No final do século XIX, a Associação Comercial de Santos já desempenhava papel importante no desenvolvimento da cidade portuária. Além de lutar por melhores condições de trabalho para seus associados, como a redução de taxas alfandegárias e de transporte, e fornecer informações essenciais para o planejamento das exportações, a entidade decidiu ir além de suas atribuições comerciais. Inspirada pelo desejo de promover a cultura e acompanhar o progresso que o café trazia à paisagem urbana, a Associação liderou um projeto visionário: a construção de um teatro que colocasse Santos à altura das grandes capitais do país.
Em uma época em que São Paulo já ostentava o luxuoso Teatro São José, construído em 1864, os santistas almejavam um espaço semelhante para sua elite exigente. Até então, a cidade não possuía uma infraestrutura adequada para receber grandes espetáculos. As apresentações artísticas ocorriam em locais improvisados e desprovidos de conforto, um contraste gritante com o refinamento esperado pela sociedade local.
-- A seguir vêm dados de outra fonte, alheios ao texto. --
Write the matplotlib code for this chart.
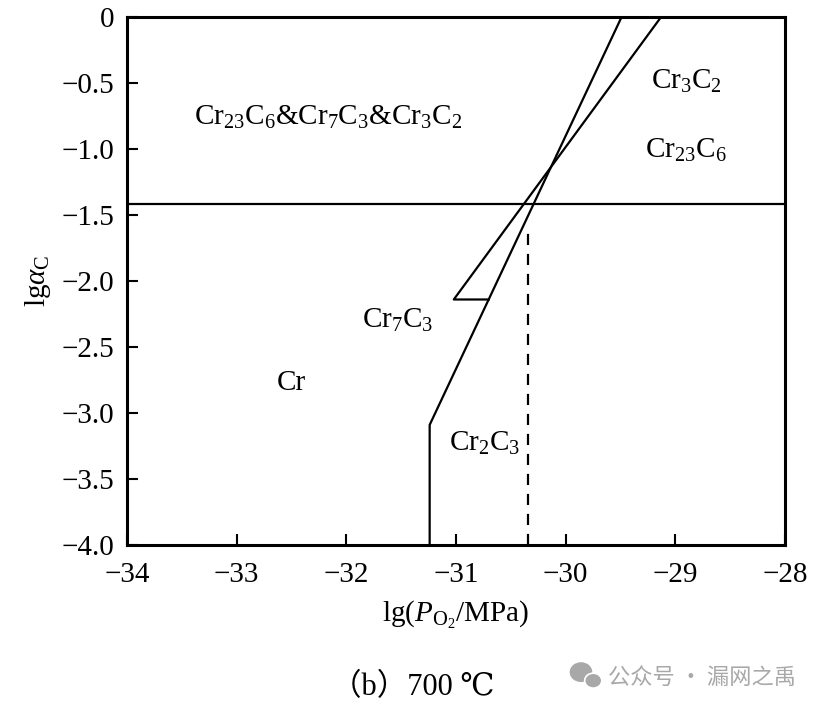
import numpy as np
import matplotlib
matplotlib.use('Agg')
import matplotlib.pyplot as plt
from matplotlib.patches import Ellipse

# data
h_line_y = -1.42
line1_x = [-31.24, -31.24, -29.49]
line1_y = [-4.0, -3.09, 0.0]
line2_x = [-30.70, -31.02, -29.13]
line2_y = [-2.14, -2.14, 0.0]
dash_x = [-30.34, -30.34]
dash_y = [-4.0, -1.59]

labels = [r'Cr$_{23}$C$_6$&Cr$_7$C$_3$&Cr$_3$C$_2$', r'Cr$_3$C$_2$', r'Cr$_{23}$C$_6$',
          r'Cr$_7$C$_3$', 'Cr', r'Cr$_2$C$_3$']
label_x = [-32.17, -28.90, -28.90, -31.53, -32.50, -30.74]
label_y = [-0.76, -0.49, -1.01, -2.30, -2.77, -3.23]

xticks = [-34, -33, -32, -31, -30, -29, -28]
yticks = [0, -0.5, -1.0, -1.5, -2.0, -2.5, -3.0, -3.5, -4.0]
yticklabels = ['0', '\u22120.5', '\u22121.0', '\u22121.5', '\u22122.0', '\u22122.5',
               '\u22123.0', '\u22123.5', '\u22124.0']

plt.rcParams['font.family'] = ['Liberation Serif', 'Noto Sans CJK SC']
plt.rcParams['mathtext.fontset'] = 'custom'
plt.rcParams['mathtext.rm'] = 'Liberation Serif'
plt.rcParams['mathtext.it'] = 'Liberation Serif:italic'
plt.rcParams['mathtext.bf'] = 'Liberation Serif:bold'

fs = 21
fig = plt.figure(figsize=(8.16, 7.09), dpi=100)
ax = fig.add_axes([0.1556, 0.2313, 0.8064, 0.7447])

lw = 1.6
ax.axhline(h_line_y, color='k', lw=lw)
ax.plot(line1_x, line1_y, color='k', lw=lw)
ax.plot(line2_x, line2_y, color='k', lw=lw)
ax.plot(dash_x, dash_y, color='k', lw=lw, ls=(0, (5, 4)))

for t, x, y in zip(labels, label_x, label_y):
    ax.text(x, y, t, fontsize=fs, ha='center', va='center')

ax.set_xlim(-34, -28)
ax.set_ylim(-4, 0)
ax.set_xticks(xticks)
ax.set_xticklabels(['\u2212%d' % abs(v) for v in xticks])
ax.set_yticks(yticks)
ax.set_yticklabels(yticklabels)
ax.tick_params(direction='in', length=8, width=1.5, labelsize=fs)
ax.tick_params(axis='x', pad=12)
ax.tick_params(axis='y', pad=9)
for s in ax.spines.values():
    s.set_linewidth(2.2)

ax.set_xlabel(r'lg($P_{\rm O_2}$/MPa)', fontsize=fs, labelpad=8)
ax.set_ylabel(r'lg$\alpha_{\rm C}$', fontsize=fs, labelpad=6)

fig.text(0.506, 0.03, '\uff08b\uff09700 \u2103', fontsize=22, ha='center', va='center',
         family=['Liberation Serif', 'DejaVu Serif', 'Noto Sans CJK SC'])

# watermark
wm = '#a8a8a8'
fig.patches.append(Ellipse((0.712, 0.052), 0.026, 0.026, transform=fig.transFigure,
                           color=wm, zorder=3))
fig.patches.append(Ellipse((0.727, 0.040), 0.021, 0.021, transform=fig.transFigure,
                           color=wm, ec='white', lw=1.2, zorder=4))
fig.text(0.745, 0.045, '公众号 · 漏网之禹', fontsize=16, color=wm,
         ha='left', va='center', family=['Noto Sans CJK SC', 'DejaVu Sans'])

fig.savefig('out.png', dpi=100)
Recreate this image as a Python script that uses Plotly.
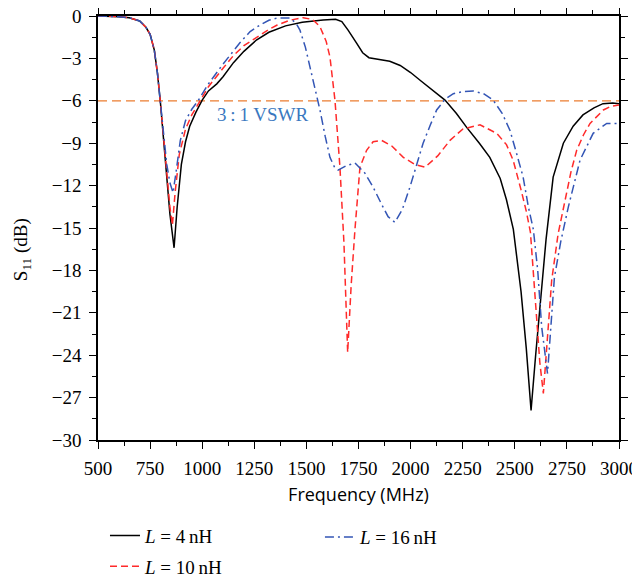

Determinada a transformar esse cenário, a Associação Comercial formou, em 1876, uma comissão liderada por Antônio José Vianna, Francisco Martins dos Santos e Joaquim Xavier Pinheiro. A missão era clara: arrecadar fundos para a obra. O esforço resultou na subscrição de 512 ações, cada uma avaliada em 200$000, sendo mais da metade adquirida pelo presidente e vice-presidente da Associação. A liderança de Nicolau Vergueiro e do Barão do Embaré foi decisiva, pois convenceram outros membros da entidade a colaborar com força.
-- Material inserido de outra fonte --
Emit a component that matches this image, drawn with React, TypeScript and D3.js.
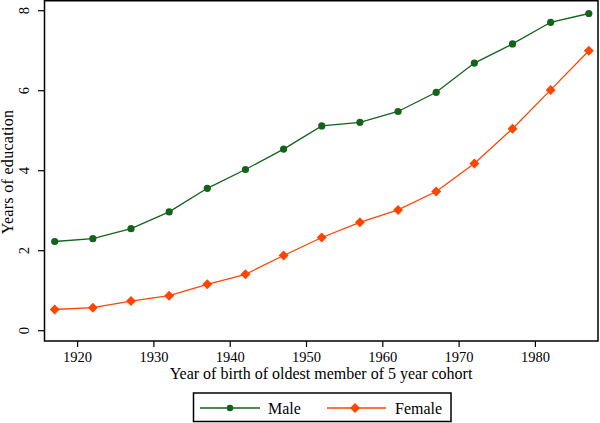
import React from "react";
import * as d3 from "d3";

const years = [1917, 1922, 1927, 1932, 1937, 1942, 1947, 1952, 1957, 1962, 1967, 1972, 1977, 1982, 1987];
const male = [2.23, 2.3, 2.55, 2.97, 3.56, 4.03, 4.54, 5.12, 5.21, 5.48, 5.96, 6.69, 7.17, 7.71, 7.93];
const female = [0.53, 0.575, 0.74, 0.875, 1.16, 1.41, 1.88, 2.33, 2.71, 3.02, 3.48, 4.18, 5.05, 6.02, 7.0];
const xTicks = [1920, 1930, 1940, 1950, 1960, 1970, 1980];
const yTicks = [0, 2, 4, 6, 8];

const W = 600, H = 423;
const left = 44.5, right = 598, top = 0.75, bottom = 341;
const MALE = "#13631a";
const FEMALE = "#ff4500";
const FONT = "'Liberation Serif', 'Times New Roman', serif";

export default function App() {
  const x = d3.scaleLinear().domain([1920, 1980]).range([77.6, 535.4]);
  const y = d3.scaleLinear().domain([0, 8]).range([330.7, 10.7]);
  const line = d3.line<[number, number]>().x(d => x(d[0])).y(d => y(d[1]));
  const mPts: [number, number][] = years.map((yr, i) => [yr, male[i]]);
  const fPts: [number, number][] = years.map((yr, i) => [yr, female[i]]);
  const diamond = (cx: number, cy: number, r: number) =>
    `M${cx},${cy - r}L${cx + r},${cy}L${cx},${cy + r}L${cx - r},${cy}Z`;

  return (
    <svg width={W} height={H} style={{ position: "absolute", left: 0, top: 0, background: "#fff" }} fontFamily={FONT}>
      <rect x={0} y={0} width={W} height={H} fill="#fff" />
      {/* plot frame */}
      <rect x={left} y={top} width={right - left} height={bottom - top} fill="#fff" stroke="#000" strokeWidth={1.5} />
      {/* y axis ticks */}
      {yTicks.map(t => (
        <g key={"y" + t}>
          <line x1={38} x2={left} y1={y(t)} y2={y(t)} stroke="#000" strokeWidth={1.2} />
          <text transform={`translate(28.5,${y(t)}) rotate(-90)`} textAnchor="middle" fontSize={14.5} fill="#000">{t}</text>
        </g>
      ))}
      {/* x axis ticks */}
      {xTicks.map(t => (
        <g key={"x" + t}>
          <line x1={x(t)} x2={x(t)} y1={bottom} y2={347} stroke="#000" strokeWidth={1.2} />
          <text x={x(t)} y={362} textAnchor="middle" fontSize={14.5} fill="#000">{t}</text>
        </g>
      ))}
      <text x={321} y={379} textAnchor="middle" fontSize={16} fill="#000">Year of birth of oldest member of 5 year cohort</text>
      <text transform={`translate(13,172) rotate(-90)`} textAnchor="middle" fontSize={16} letterSpacing={0.3} fill="#000">Years of education</text>
      {/* series */}
      <path d={line(fPts) || ""} fill="none" stroke={FEMALE} strokeWidth={1.3} />
      <path d={line(mPts) || ""} fill="none" stroke={MALE} strokeWidth={1.3} />
      {fPts.map((p, i) => (
        <path key={"f" + i} d={diamond(x(p[0]), y(p[1]), 5)} fill={FEMALE} />
      ))}
      {mPts.map((p, i) => (
        <circle key={"m" + i} cx={x(p[0])} cy={y(p[1])} r={3.6} fill={MALE} />
      ))}
      {/* legend */}
      <rect x={193.5} y={393} width={257.5} height={28.5} fill="#fff" stroke="#000" strokeWidth={1.5} />
      <line x1={200} x2={260} y1={408} y2={408} stroke={MALE} strokeWidth={1.3} />
      <circle cx={230} cy={408} r={3.3} fill={MALE} />
      <text x={268} y={413.5} fontSize={16} fill="#000">Male</text>
      <line x1={327} x2={386} y1={408} y2={408} stroke={FEMALE} strokeWidth={1.3} />
      <path d={diamond(355, 408, 5)} fill={FEMALE} />
      <text x={395} y={413.5} fontSize={16} fill="#000">Female</text>
    </svg>
  );
}
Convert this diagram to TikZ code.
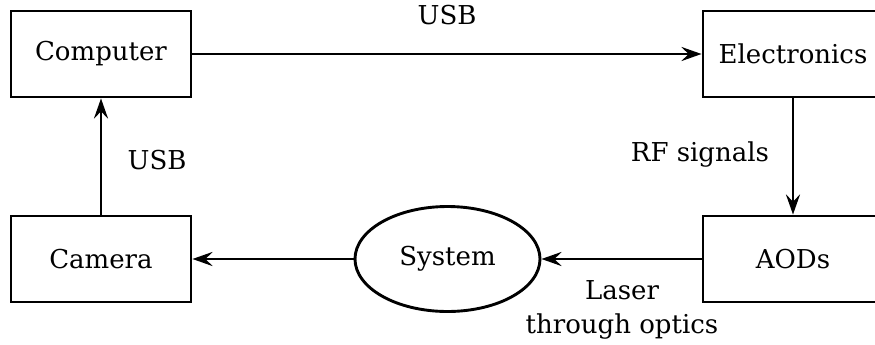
\documentclass[tikz,border=0pt]{standalone}
\usepackage{fontspec}
\setmainfont{DejaVu Serif}
\usetikzlibrary{shapes.geometric,arrows.meta,positioning}
\tikzset{
  unit/.style={rectangle,draw=black,line width=1.45pt,minimum width=90pt,
    minimum height=43pt,inner sep=0pt,align=center},
  plant/.style={ellipse,draw=black,line width=1.45pt,minimum width=92.5pt,
    minimum height=52.5pt,inner sep=0pt},
  arr/.style={-{Stealth[length=10pt,width=7pt,inset=3.5pt]},line width=1.3pt},
  lbl/.style={inner sep=0pt,align=center},
}
\begin{document}
\begin{tikzpicture}[x=0.5pt,y=-0.5pt,font=\fontsize{13}{17}\selectfont]
  \useasboundingbox (0,0) rectangle (875,344);
  \node[unit] (computer) at (101,54) {Computer};
  \node[unit] (electronics) at (793,54) {Electronics};
  \node[unit] (camera) at (101,259) {Camera};
  \node[unit] (aods) at (793,259) {AODs};
  \node[plant] (system) at (447.5,259) {System};
  % connectors
  \draw[arr] (computer) -- (electronics);
  \draw[arr] (electronics) -- (aods);
  \draw[arr] (aods) -- (system);
  \draw[arr] (system) -- (camera);
  \draw[arr] (camera) -- (computer);
  % labels
  \node[lbl] (usbtop) at (447,15) {USB};
  \node[lbl] (rf) at (700,155) {RF signals};
  \node[lbl] (usbleft) at (157,160) {USB};
  \node[lbl] (laser) at (622,310) {Laser\\through optics};
\end{tikzpicture}
\end{document}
Em 21 de dezembro de 1879, a construção do teatro foi formalmente anunciada, recebendo o nome de Teatro Guarany em homenagem à célebre ópera de Carlos Gomes, símbolo do orgulho nacional. Inicialmente planejado para a Quadra Mauá (atual Praça José Bonifácio), o projeto foi transferido para um terreno na Rua das Flores (hoje Amador Bueno), próximo a edificações emblemáticas como a Casa de Câmara e Cadeia e a Igreja São Francisco de Paula.
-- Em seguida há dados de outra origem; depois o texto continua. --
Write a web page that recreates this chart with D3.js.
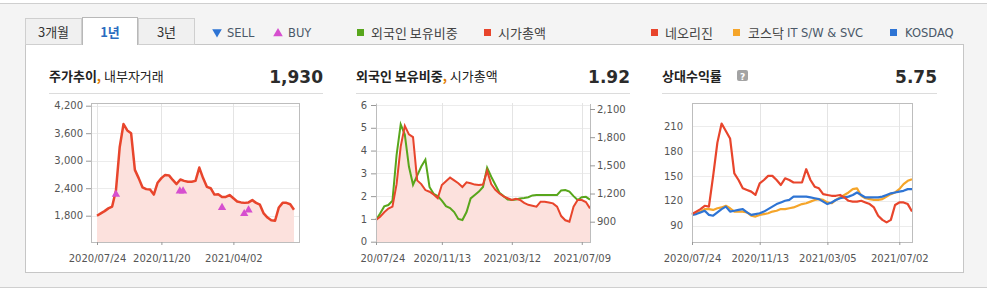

A pedra fundamental foi lançada em 6 de janeiro de 1881, marcando o início de um empreendimento que uniria progresso e cultura. O projeto arquitetônico, assinado pelo engenheiro Manuel Ferreira Garcia Redondo, seguiu o estilo neoclássico, inspirado em teatros renomados como o São João de Lisboa e o São João do Rio de Janeiro. A escolha refletia o gosto refinado da burguesia brasileira, que buscava espelhar a opulência europeia.
A construção, concluída em quase dois anos, foi um testemunho de excelência. Materiais de altíssima qualidade e técnicas avançadas para a época foram empregados. As esquadrias eram de pinho de Riga, as telhas importadas de Marselha e os detalhes em ferro fundido vinham da prestigiada Casa Hargreaves, na Corte. A carpintaria e marcenaria ficaram a cargo de Thomaz Antônio de Azevedo, dono da única oficina movida a vapor na cidade, famosa por sua precisão artesanal.
Inaugurado em 7 de dezembro de 1882, o Teatro Guarany tornou-se um marco cultural e arquitetônico e produziu muitas histórias.